Encodings of transmissions such as TV, radio, microwave data transmissions, occur at a number of different layers. Essentially there is a protocol stack.
Someone looking at a transmission can infer information in a lot of ways. The mere existence of a signal with enough pattern to suggest intelligent life communicates a lot - a lot more than just "there's other intelligent life". The volume of transmissions alone would say a lot, especially if observed across decades. The timing of transmissions would suggest things like: night and day correspond to different levels and kinds of activities.
Starting at the bottom of the transmission's "stack", a few suppositions could be made: light seems to be the only reasonable transmission medium at distances where "alien" makes sense. Up until 20 or so years ago, a good percentage of the transmissions from earth were analog.

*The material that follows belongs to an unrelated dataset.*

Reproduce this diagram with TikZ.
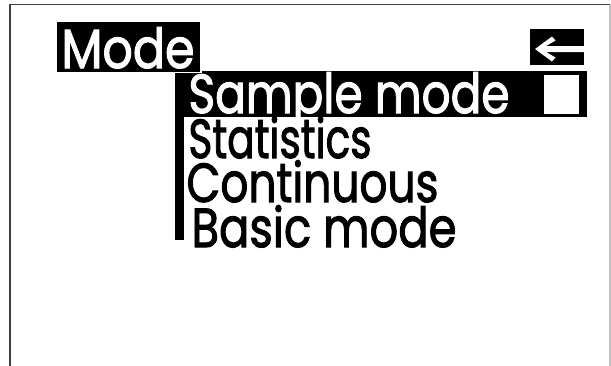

At the lowest "protocol" level our methods for analog encoding info onto light were pretty simple: vary amplitude, vary frequency, vary phase. So it seems like most "aliens" capable of receiving electromagnetic (light) transmissions would be able to detect the fact that our transmissions varied one or two of these very basic properties. And with that they begin the decoding process. If they received an AM radio transmission, it would be easy to recover the original waves of what we call sound. Assuming the aliens had some sense that responded to our "sound" waves (or alternatively responded directly to the raw AM waves), they could "hear" the message pretty much the same way the radio station created it.
They would then have the problem of interpreting our language, but it's not much of a stretch (though it might take a long time) to imagine that happening, given what linguists on Earth are capable of.
Once they've decoded AM radio and some of our natural languages, then decoding something else, maybe FM radio, becomes much easier. From there, maybe not too hard to decode the audio portion of TV signals.
Decoding video would be greatly aided if the aliens had a sense(s) similar to (or the same as) sight and had similar persistence of vision. Someone analyzing a video transmission at the lowest level could piece together several layers of repetition: the scan lines repeat something like 15000 times a second and the frames repeat about 30 times a second and the frames might be interlaced. One could see that each scan line is usually pretty similar to the one before it. A map could be drawn that shows how each scan line morphs into the line that follows it. After drawing a few hundred of those a frame would appear. Also the vertical blanking interval would be a clue that would signal the end of one frame and the beginning of the next. Each frame would generally look similar to the previous one, but usually some changes. This would suggest a series of pictures of something that changes over time. In other words video. The accompanying audio could be easily correlated with the movement of mouths, things impacting each other, and so on.
With the decoding of analog TV, it then becomes possible to associate spoken language with written language, from both sub titles and TV ads. And a whole lot of cultural info could be gleaned by watching TV and listening to radio. It would become clear what kind of things we cared about in these transmissions.
So when it came to decoding digital transmissions a whole lot of groundwork would already have done. For example, seeing TV broadcasts with a lot of information about the stock market would go a long way towards decoding contemporaneous digital transmissions about the stock market.